Investing.com-- The Federal Reserve is now expected to begin cutting interest rates in May 2024, according to the CME Fedwatch tool, after Chair Jerome Powell shot down bets on a March rate cut on Wednesday.
The tool shows Fed Fund futures traders pricing in a 60.8% chance that the Fed will cut interest rates by 25 basis points to a range of 5% to 5.25%.
The central bank is now widely expected to keep rates on hold in March- a sharp reversal from earlier bets for a 25 bps cut. Traders had trimmed these bets in the lead-up to Wednesday’s meeting, with Powell’s comments cementing expectations for a hold.

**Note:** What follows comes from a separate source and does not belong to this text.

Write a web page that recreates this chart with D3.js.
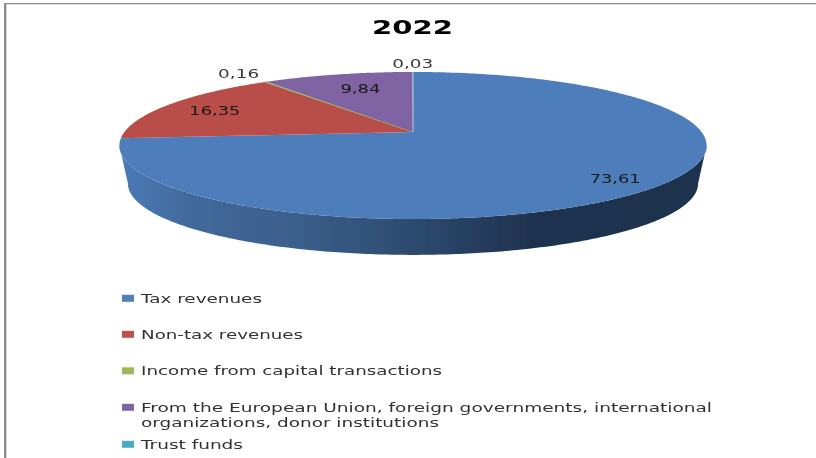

But while Powell downplayed expectations for a March rate cut, he still noted that the bank had made good progress in its fight against inflation, after it began hiking rates in 2022.
Powell also noted that inflation was moving closer to the Fed’s annual target, and that the meeting of those targets will spark monetary easing.
Powell’s comments spurred expectations that the Fed will still trim rates substantially in 2024. The CME Fedwatch tool shows that traders are pricing in the possibility of the U.S. benchmark rate ending 2024 in a range of 3.75% to 4%.
Goldman Sachs (NYSE:GS) analysts said they now expect the central bank to begin cutting rates only in May. But they maintained their forecast for at least five rate cuts this year, and that after May, the central bank will cut rates in June, July, September and December this year.
ING analysts also said that the bank will likely begin trimming rates by May, and that they expected inflation to have cooled substantially by then.
“By May we think ongoing subdued core inflation measures will give the Fed the confidence to cut with the policy rate getting down to 4% by the end of this year… if the economy does enter a more troubled period and the Fed needs to move into 'stimulative' territory there is scope for much deeper cuts than we are forecasting,” ING analysts said in a note on Wednesday’s Fed meeting.
While the Fed is still expected to trim rates eventually this year, expectations of higher rates in the near-term triggered a sharp pullback in risk-driven assets on Wednesday, particularly U.S. stocks. The Dow Jones Industrial Average and the S&P 500 lost 0.8% and 1.6%, respectively, while the technology-heavy NASDAQ Composite shed 2.2%.
In contrast, the dollar shot up and hovered near a seven-week high.